Juristisch betrachtet zählten Bettelei und Landstreicherei im deutschen Kaiserreich strafrechtlich nicht zu den Verbrechen und Vergehen. Sie wurden vielmehr milder als Übertretungen eingestuft aber sehr wohl juristisch sanktioniert. Die Landstreicherei wurde nach dem deutschen Reichsstrafgesetzbuch (§ 361, Nr. 3; § 362) mit Haft bis zu 6 Wochen bestraft. Verurteilte Personen konnten in diesem Zusammenhang für einen Zeitraum von bis zu 2 Jahren in ein Arbeitshaus eingewiesen werden, um sie dort gemeinnützige Arbeiten verrichten zu lassen. Landstreichernde Ausländer konnten nach Verbüßung der Haftstrafe aus dem Reichsgebiet ausgewiesen werden. So gab es alleine im Königreich Württemberg 1897 in 4 425 Fällen eine Festnahme wegen Bettelei und Landstreicherei. Daraus resultierten im gleichen Jahr 882 Anzeigen. Dies sind in Relation zu anderen wesentlich gravierenderen Straftaten wie zum Beispiel Raub und Erpressung recht hohe Fallzahlen, wurden doch im gleichen Zeitraum nur 342 Personen wegen Raub und Erpressung in Württemberg angezeigt. Noch häufiger wurden Bettelei und Landstreicherei im Großherzogtum Baden verfolgt. Hier wurden 1897 in über 5 100 Fällen Bestrafungen verhängt. Diese doch sehr hohe Zahl in Baden ist wohl auch auf den höheren Industrialisierungsgrad zurückzuführen, der in der Gründerzeit eine Verarmung gewisser Bevölkerungsschichten begünstigte.

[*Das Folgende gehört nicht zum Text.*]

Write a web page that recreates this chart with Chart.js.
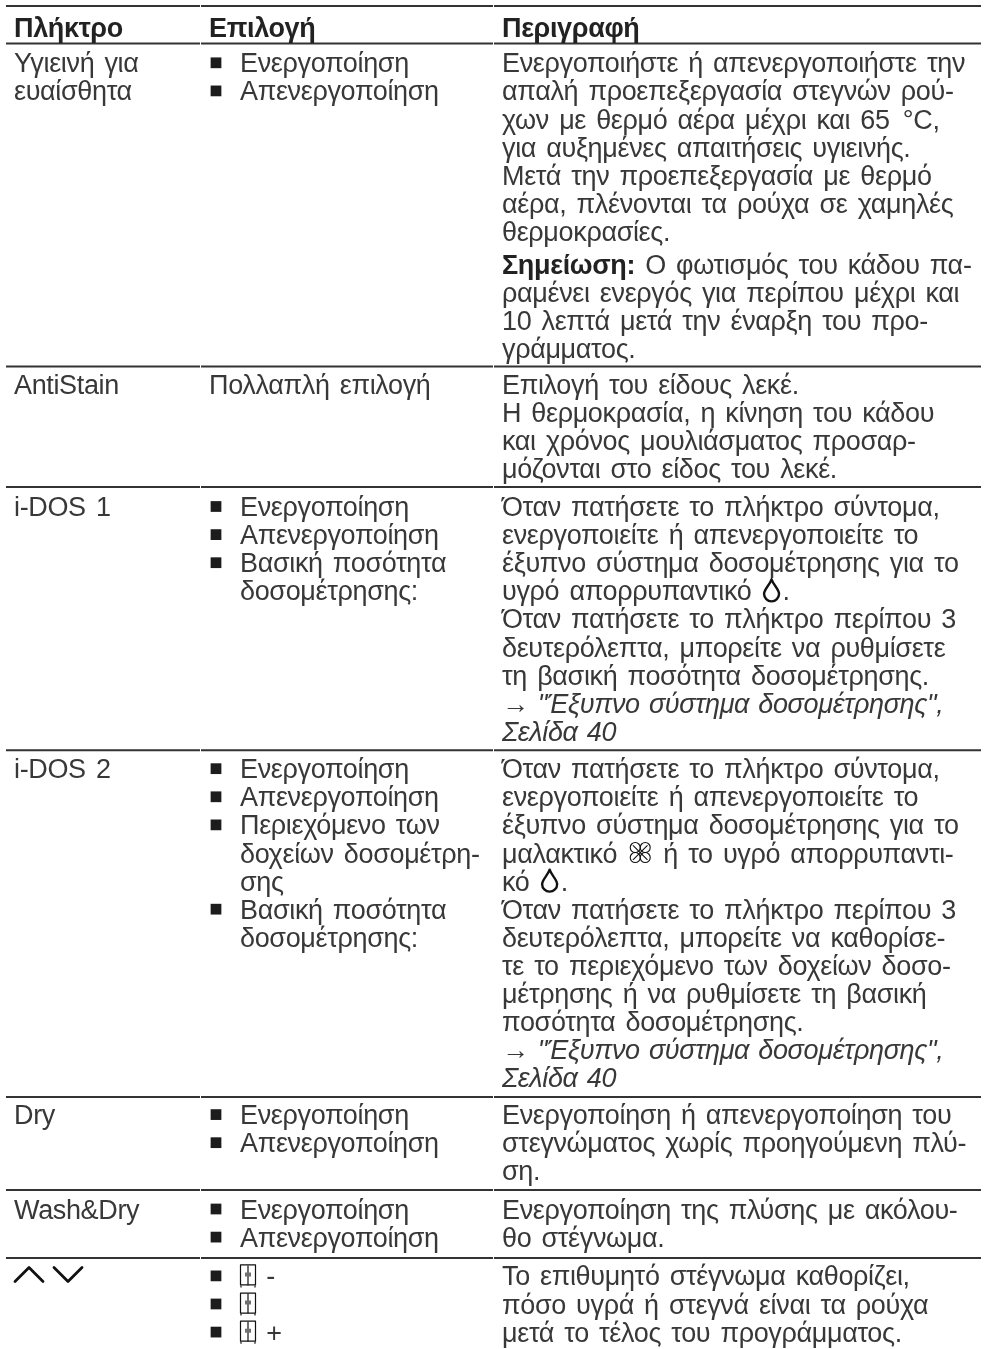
<!DOCTYPE html>
<html lang="el">
<head>
<meta charset="utf-8">
<title>Πλήκτρο Επιλογή Περιγραφή</title>
<script src="https://cdn.jsdelivr.net/npm/chart.js@4/dist/chart.umd.min.js"></script>
<style>
    html, body { margin: 0; padding: 0; background: #fff; }
    canvas { display: block; }
</style>
</head>
<body>
<canvas id="tableChart" width="985" height="1349"></canvas>
<script>
// Table content, one list per column, one entry per row
// "- " starts a bullet item, **..** is bold, //..// is italic, {x} is an inline icon
const headers = ['Πλήκτρο', 'Επιλογή', 'Περιγραφή'];

const keyColumn = [
    ['Υγιεινή για', 'ευαίσθητα'],
    ['AntiStain'],
    ['i-DOS 1'],
    ['i-DOS 2'],
    ['Dry'],
    ['Wash&Dry'],
    ['{chevrons}']
];

const optionColumn = [
    ['- Ενεργοποίηση', '- Απενεργοποίηση'],
    ['Πολλαπλή επιλογή'],
    ['- Ενεργοποίηση', '- Απενεργοποίηση', '- Βασική ποσότητα', 'δοσομέτρησης:'],
    ['- Ενεργοποίηση', '- Απενεργοποίηση', '- Περιεχόμενο των', 'δοχείων δοσομέτρη-', 'σης', '- Βασική ποσότητα', 'δοσομέτρησης:'],
    ['- Ενεργοποίηση', '- Απενεργοποίηση'],
    ['- Ενεργοποίηση', '- Απενεργοποίηση'],
    ['- {cabinet} -', '- {cabinet}', '- {cabinet} +']
];

const descriptionColumn = [
    ['Ενεργοποιήστε ή απενεργοποιήστε την', 'απαλή προεπεξεργασία στεγνών ρού-', 'χων με θερμό αέρα μέχρι και 65\u2002°C,',
        'για αυξημένες απαιτήσεις υγιεινής.', 'Μετά την προεπεξεργασία με θερμό', 'αέρα, πλένονται τα ρούχα σε χαμηλές',
        'θερμοκρασίες.', '**Σημείωση:** Ο φωτισμός του κάδου πα-', 'ραμένει ενεργός για περίπου μέχρι και',
        '10 λεπτά μετά την έναρξη του προ-', 'γράμματος.'],
    ['Επιλογή του είδους λεκέ.', 'Η θερμοκρασία, η κίνηση του κάδου', 'και χρόνος μουλιάσματος προσαρ-', 'μόζονται στο είδος του λεκέ.'],
    ['Όταν πατήσετε το πλήκτρο σύντομα,', 'ενεργοποιείτε ή απενεργοποιείτε το', 'έξυπνο σύστημα δοσομέτρησης για το',
        'υγρό απορρυπαντικό {drop}.', 'Όταν πατήσετε το πλήκτρο περίπου 3', 'δευτερόλεπτα, μπορείτε να ρυθμίσετε',
        'τη βασική ποσότητα δοσομέτρησης.', '//→ "Έξυπνο σύστημα δοσομέτρησης",//', '//Σελίδα 40//'],
    ['Όταν πατήσετε το πλήκτρο σύντομα,', 'ενεργοποιείτε ή απενεργοποιείτε το', 'έξυπνο σύστημα δοσομέτρησης για το',
        'μαλακτικό {flower} ή το υγρό απορρυπαντι-', 'κό {drop}.', 'Όταν πατήσετε το πλήκτρο περίπου 3',
        'δευτερόλεπτα, μπορείτε να καθορίσε-', 'τε το περιεχόμενο των δοχείων δοσο-', 'μέτρησης ή να ρυθμίσετε τη βασική',
        'ποσότητα δοσομέτρησης.', '//→ "Έξυπνο σύστημα δοσομέτρησης",//', '//Σελίδα 40//'],
    ['Ενεργοποίηση ή απενεργοποίηση του', 'στεγνώματος χωρίς προηγούμενη πλύ-', 'ση.'],
    ['Ενεργοποίηση της πλύσης με ακόλου-', 'θο στέγνωμα.'],
    ['Το επιθυμητό στέγνωμα καθορίζει,', 'πόσο υγρά ή στεγνά είναι τα ρούχα', 'μετά το τέλος του προγράμματος.']
];

// Layout. The y axis counts text lines, the x axis counts page pixels
const PAGE_W = 985, PAGE_H = 1349, LINE_PX = 28.1;
const FONT = '"Liberation Sans", Arial, sans-serif';
const FONT_PX = 27;
const INK = '#383838';
const RULE_INK = '#333333';
const colEdges = [6, 200, 493, 981];
const colText = [14, 209, 502];
const BULLET_TEXT_X = 240;
const TOP_LINES = 0.21;
const HEADER_LINES = 1.335;
const rowSlack = [0.50, 0.29, 0.36, 0.34, 0.31, 0.42];
const rowLead = [1.03, 0.98, 1.03, 1.0, 0.97, 1.02, 0.98];
const NOTE_GAP = 0.17;

function rowLineCount(i) {
    return Math.max(keyColumn[i].length, optionColumn[i].length, descriptionColumn[i].length);
}

// Row boundaries in line units
const ruleLines = [TOP_LINES, TOP_LINES + HEADER_LINES];
keyColumn.slice(0, -1).forEach((_, i) => {
    ruleLines.push(ruleLines[ruleLines.length - 1] + rowLineCount(i) + rowSlack[i]);
});

const ruleSegments = [];
ruleLines.forEach(y => {
    for (let c = 0; c < 3; c++) {
        ruleSegments.push({ x: colEdges[c] + (c ? 1 : 0), y }, { x: colEdges[c + 1], y }, { x: NaN, y: NaN });
    }
});

const bulletPoints = [];
optionColumn.forEach((lines, r) => {
    lines.forEach((line, l) => {
        if (line.startsWith('- ')) {
            bulletPoints.push({ x: colText[1] + 7, y: ruleLines[r + 1] + rowLead[r] + l - 0.34 });
        }
    });
});

const iconWidths = { drop: 21, flower: 26, cabinet: 16, chevrons: 70 };

function drawIcon(ctx, name, x, base) {
    ctx.save();
    ctx.strokeStyle = '#111';
    ctx.fillStyle = '#111';
    ctx.lineWidth = 2.4;
    ctx.lineCap = 'round';
    ctx.lineJoin = 'round';
    if (name === 'drop') {
        ctx.beginPath();
        ctx.moveTo(x + 10, base - 21);
        ctx.bezierCurveTo(x + 8, base - 15, x + 2.5, base - 11, x + 2.5, base - 6.5);
        ctx.arc(x + 10, base - 6.5, 7.5, Math.PI, 0, true);
        ctx.bezierCurveTo(x + 17.5, base - 11, x + 12, base - 15, x + 10, base - 21);
        ctx.stroke();
    } else if (name === 'flower') {
        ctx.lineWidth = 1.1;
        const cx = x + 13, cy = base - 10;
        [[-5, -5], [5, -5], [-5, 5], [5, 5]].forEach(([dx, dy]) => {
            ctx.beginPath();
            ctx.arc(cx + dx, cy + dy, 5, 0, Math.PI * 2);
            ctx.stroke();
        });
        ctx.beginPath();
        ctx.moveTo(cx - 7, cy - 7); ctx.lineTo(cx + 7, cy + 7);
        ctx.moveTo(cx + 7, cy - 7); ctx.lineTo(cx - 7, cy + 7);
        ctx.stroke();
    } else if (name === 'cabinet') {
        ctx.lineWidth = 1.2;
        ctx.lineCap = 'butt';
        ctx.strokeRect(x + 0.5, base - 20.5, 15, 20);
        ctx.beginPath();
        ctx.moveTo(x + 8, base - 20); ctx.lineTo(x + 8, base);
        ctx.moveTo(x + 6, base - 13); ctx.lineTo(x + 6, base - 9);
        ctx.moveTo(x + 10, base - 13); ctx.lineTo(x + 10, base - 9);
        ctx.moveTo(x + 1, base); ctx.lineTo(x + 1, base + 2);
        ctx.moveTo(x + 15, base); ctx.lineTo(x + 15, base + 2);
        ctx.stroke();
    } else if (name === 'chevrons') {
        ctx.lineWidth = 2.8;
        ctx.beginPath();
        ctx.moveTo(x + 1, base - 4); ctx.lineTo(x + 15, base - 18); ctx.lineTo(x + 29, base - 4);
        ctx.moveTo(x + 40, base - 18); ctx.lineTo(x + 54, base - 4); ctx.lineTo(x + 68, base - 18);
        ctx.stroke();
    }
    ctx.restore();
}

// Writes one text line, switching font on the inline marks
function drawLine(ctx, text, x, base, bold) {
    const parts = text.split(/(\*\*.+?\*\*|\/\/.+?\/\/|\{\w+\})/).filter(Boolean);
    let cursor = x;
    parts.forEach(part => {
        if (part.startsWith('{')) {
            const name = part.slice(1, -1);
            drawIcon(ctx, name, cursor, base);
            cursor += iconWidths[name];
            return;
        }
        let style = bold ? 'bold ' : '';
        let str = part;
        if (part.startsWith('**')) { style = 'bold '; str = part.slice(2, -2); }
        if (part.startsWith('//')) { style = 'italic '; str = part.slice(2, -2); }
        ctx.font = style + FONT_PX + 'px ' + FONT;
        ctx.letterSpacing = '-0.35px';
        ctx.wordSpacing = style === 'italic ' ? '2px' : '3px';
        ctx.fillStyle = style === 'bold ' ? '#222' : INK;
        ctx.fillText(str, cursor, base);
        cursor += ctx.measureText(str).width;
    });
}

const tableTextPlugin = {
    id: 'tableText',
    afterDatasetsDraw(chart) {
        const { ctx, scales } = chart;
        ctx.save();
        ctx.textBaseline = 'alphabetic';
        ctx.textAlign = 'left';

        const headY = scales.y.getPixelForValue(ruleLines[0] + 1.09);
        headers.forEach((h, c) => {
            drawLine(ctx, h, scales.x.getPixelForValue(colText[c]), headY, true);
        });

        [keyColumn, optionColumn, descriptionColumn].forEach((column, c) => {
            column.forEach((lines, r) => {
                let offset = ruleLines[r + 1] + rowLead[r];
                lines.forEach(line => {
                    if (line.startsWith('**')) offset += NOTE_GAP;
                    const base = scales.y.getPixelForValue(offset);
                    let x = colText[c];
                    let str = line;
                    if (c === 1) {
                        // bullet items and their continuation lines hang at the same indent
                        const hasBullets = lines[0].startsWith('- ');
                        if (hasBullets) x = BULLET_TEXT_X;
                        if (line.startsWith('- ')) str = line.slice(2);
                    }
                    drawLine(ctx, str, scales.x.getPixelForValue(x), base, false);
                    offset += 1;
                });
            });
        });
        ctx.restore();
    }
};

new Chart(document.getElementById('tableChart'), {
    type: 'scatter',
    data: {
        datasets: [
            {
                label: 'Rules',
                data: ruleSegments,
                showLine: true,
                spanGaps: false,
                borderColor: RULE_INK,
                borderWidth: 2,
                pointRadius: 0
            },
            {
                label: 'Bullets',
                data: bulletPoints,
                showLine: false,
                pointStyle: 'rect',
                pointRadius: 7.6,
                pointBackgroundColor: '#1c1c1c',
                pointBorderWidth: 0
            }
        ]
    },
    options: {
        responsive: false,
        animation: false,
        layout: { padding: 0, autoPadding: false },
        plugins: { legend: { display: false }, tooltip: { enabled: false } },
        scales: {
            x: { type: 'linear', display: false, min: 0, max: PAGE_W },
            y: { type: 'linear', display: false, reverse: true, min: 0, max: PAGE_H / LINE_PX }
        }
    },
    plugins: [tableTextPlugin]
});
</script>
</body>
</html>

Der Versuch der Eindämmung

Es gab in der zweiten Hälfte des neunzehnten Jahrhunderts vielfältige Anstrengungen der einzelnen Staaten des deutschen Kaiserreiches, die Auswüchse der Bettelei und Landstreicherei einzudämmen. Die schon weiter oben erwähnte Einweisung in Arbeitshäuser war wohl der rigideste Versuch. Darüber hinaus gab es noch staatlich reglementierte Unterstützungen durch die Gemeindebehörden und auch vielerlei Formen der Naturalverpflegung dieser verarmten Bevölkerungsgruppen durch die Kreisverwaltungen. Landstreicher und Bettler erhielten auch Hilfe und Unterstützung durch die sogenannten Antibettelvereine, die als halbstaatliche Institutionen in vielen größeren Städten Badens und Württembergs gegründet wurden. Erst gegen Ende des 19. Jahrhunderts änderten sich die wirtschaftlichen und sozialen Bedingungen in ganz Deutschland für die ärmeren Bevölkerungsschichten zum Besseren. Der Hauptgrund war die anziehende Konjunktur in allen Staaten des Deutschen Reiches. Die Gründe des Aufschwungs waren die rapide zunehmende Industrialisierung und die nun verstärkt wirkendenden Investitionen aus den französischen Reparationsleistungen nach dem deutsch‑französischen Krieg 1870/1871. Sie führten zu einer Blüte von Handwerk, Industrie und Handel. Es sollte allerdings noch sehr lange dauern, bis Bettelei und Landstreicherei nicht mehr strafrechtlich verfolgt wurden. Erst in den siebziger Jahren des letzten Jahrhunderts wurden beide Delikte im Zusammenhang mit den in der Bundesrepublik erfolgten Strafrechtsreformen nicht mehr unter Strafe gestellt.

1 Brüning, Rainer/Exner, Peter (Hrsg.): Wege aus der Armut. Baden in der ersten Hälfte des 19. Jahrhunderts. Karlsruhe, 2007, S. 11.